[BEGIN]
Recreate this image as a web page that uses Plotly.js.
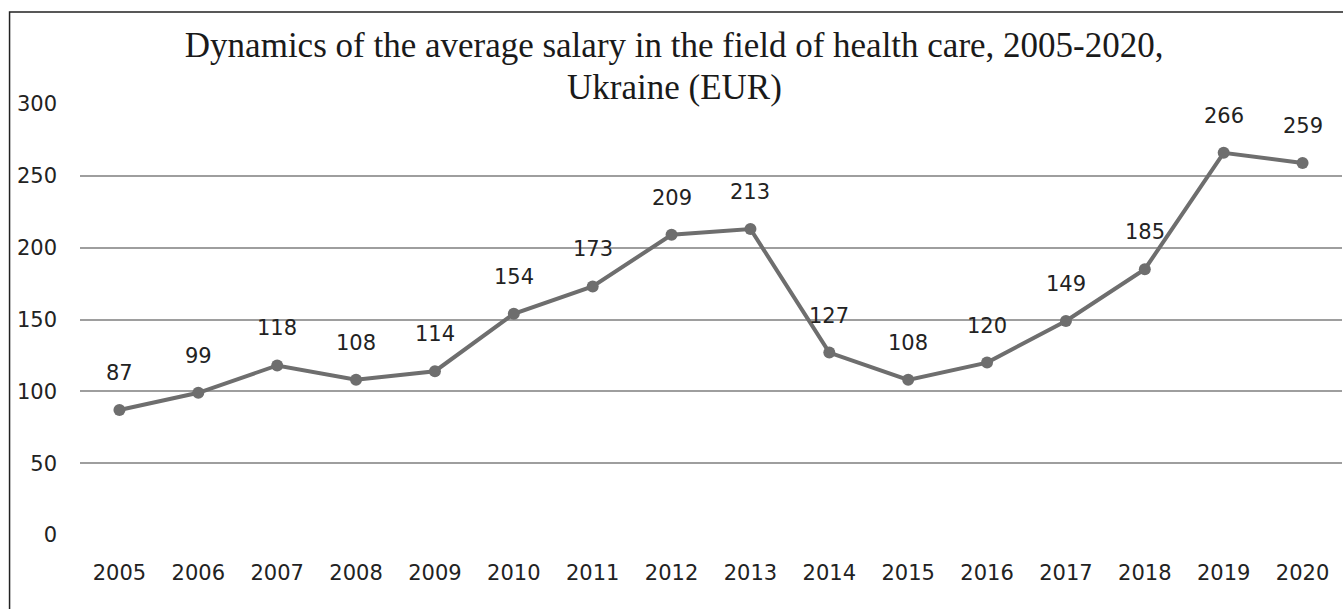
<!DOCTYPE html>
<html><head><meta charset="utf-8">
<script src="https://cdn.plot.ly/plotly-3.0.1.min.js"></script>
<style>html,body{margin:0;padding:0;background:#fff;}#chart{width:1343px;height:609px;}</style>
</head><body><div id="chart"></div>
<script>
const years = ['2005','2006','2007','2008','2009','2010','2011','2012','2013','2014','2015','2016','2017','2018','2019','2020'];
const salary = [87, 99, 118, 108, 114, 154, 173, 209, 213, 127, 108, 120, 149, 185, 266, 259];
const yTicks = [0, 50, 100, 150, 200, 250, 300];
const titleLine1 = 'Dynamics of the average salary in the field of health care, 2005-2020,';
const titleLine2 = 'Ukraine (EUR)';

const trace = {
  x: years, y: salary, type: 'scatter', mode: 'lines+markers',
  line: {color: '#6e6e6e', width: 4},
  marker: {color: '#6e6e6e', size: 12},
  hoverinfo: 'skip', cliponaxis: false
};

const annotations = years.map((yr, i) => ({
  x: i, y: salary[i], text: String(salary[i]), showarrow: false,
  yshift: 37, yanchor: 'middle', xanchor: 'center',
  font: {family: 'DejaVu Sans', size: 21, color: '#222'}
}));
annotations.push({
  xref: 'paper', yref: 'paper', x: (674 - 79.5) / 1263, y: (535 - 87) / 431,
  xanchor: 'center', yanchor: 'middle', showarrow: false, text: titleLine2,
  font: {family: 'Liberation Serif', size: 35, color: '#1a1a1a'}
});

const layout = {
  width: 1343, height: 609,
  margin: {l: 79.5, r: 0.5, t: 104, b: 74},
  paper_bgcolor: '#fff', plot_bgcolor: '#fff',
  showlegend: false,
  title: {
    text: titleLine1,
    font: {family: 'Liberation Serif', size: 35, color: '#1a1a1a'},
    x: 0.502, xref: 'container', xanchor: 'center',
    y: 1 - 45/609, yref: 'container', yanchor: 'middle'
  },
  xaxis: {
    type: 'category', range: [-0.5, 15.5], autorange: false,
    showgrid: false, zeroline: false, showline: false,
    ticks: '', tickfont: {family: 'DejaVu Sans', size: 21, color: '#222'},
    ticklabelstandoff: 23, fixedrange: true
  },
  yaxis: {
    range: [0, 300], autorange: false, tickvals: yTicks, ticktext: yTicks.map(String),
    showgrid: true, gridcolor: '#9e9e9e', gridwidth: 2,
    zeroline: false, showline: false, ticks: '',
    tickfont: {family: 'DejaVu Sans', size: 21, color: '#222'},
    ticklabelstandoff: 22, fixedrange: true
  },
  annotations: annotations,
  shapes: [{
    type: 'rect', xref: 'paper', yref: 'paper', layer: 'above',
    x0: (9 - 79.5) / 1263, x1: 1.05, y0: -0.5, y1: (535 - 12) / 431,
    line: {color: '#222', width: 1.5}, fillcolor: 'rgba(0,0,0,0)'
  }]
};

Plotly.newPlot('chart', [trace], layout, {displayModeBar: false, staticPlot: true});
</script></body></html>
[END]
#### Your objective
Your task is an exact transcription of all the data, minus the pictures.

#### The completed task
Recreate this image as a web page that uses Plotly.js.
<!DOCTYPE html>
<html><head><meta charset="utf-8">
<script src="https://cdn.plot.ly/plotly-3.0.1.min.js"></script>
<style>html,body{margin:0;padding:0;background:#fff;}#chart{width:1343px;height:609px;}</style>
</head><body><div id="chart"></div>
<script>
const years = ['2005','2006','2007','2008','2009','2010','2011','2012','2013','2014','2015','2016','2017','2018','2019','2020'];
const salary = [87, 99, 118, 108, 114, 154, 173, 209, 213, 127, 108, 120, 149, 185, 266, 259];
const yTicks = [0, 50, 100, 150, 200, 250, 300];
const titleLine1 = 'Dynamics of the average salary in the field of health care, 2005-2020,';
const titleLine2 = 'Ukraine (EUR)';

const trace = {
  x: years, y: salary, type: 'scatter', mode: 'lines+markers',
  line: {color: '#6e6e6e', width: 4},
  marker: {color: '#6e6e6e', size: 12},
  hoverinfo: 'skip', cliponaxis: false
};

const annotations = years.map((yr, i) => ({
  x: i, y: salary[i], text: String(salary[i]), showarrow: false,
  yshift: 37, yanchor: 'middle', xanchor: 'center',
  font: {family: 'DejaVu Sans', size: 21, color: '#222'}
}));
annotations.push({
  xref: 'paper', yref: 'paper', x: (674 - 79.5) / 1263, y: (535 - 87) / 431,
  xanchor: 'center', yanchor: 'middle', showarrow: false, text: titleLine2,
  font: {family: 'Liberation Serif', size: 35, color: '#1a1a1a'}
});

const layout = {
  width: 1343, height: 609,
  margin: {l: 79.5, r: 0.5, t: 104, b: 74},
  paper_bgcolor: '#fff', plot_bgcolor: '#fff',
  showlegend: false,
  title: {
    text: titleLine1,
    font: {family: 'Liberation Serif', size: 35, color: '#1a1a1a'},
    x: 0.502, xref: 'container', xanchor: 'center',
    y: 1 - 45/609, yref: 'container', yanchor: 'middle'
  },
  xaxis: {
    type: 'category', range: [-0.5, 15.5], autorange: false,
    showgrid: false, zeroline: false, showline: false,
    ticks: '', tickfont: {family: 'DejaVu Sans', size: 21, color: '#222'},
    ticklabelstandoff: 23, fixedrange: true
  },
  yaxis: {
    range: [0, 300], autorange: false, tickvals: yTicks, ticktext: yTicks.map(String),
    showgrid: true, gridcolor: '#9e9e9e', gridwidth: 2,
    zeroline: false, showline: false, ticks: '',
    tickfont: {family: 'DejaVu Sans', size: 21, color: '#222'},
    ticklabelstandoff: 22, fixedrange: true
  },
  annotations: annotations,
  shapes: [{
    type: 'rect', xref: 'paper', yref: 'paper', layer: 'above',
    x0: (9 - 79.5) / 1263, x1: 1.05, y0: -0.5, y1: (535 - 12) / 431,
    line: {color: '#222', width: 1.5}, fillcolor: 'rgba(0,0,0,0)'
  }]
};

Plotly.newPlot('chart', [trace], layout, {displayModeBar: false, staticPlot: true});
</script></body></html>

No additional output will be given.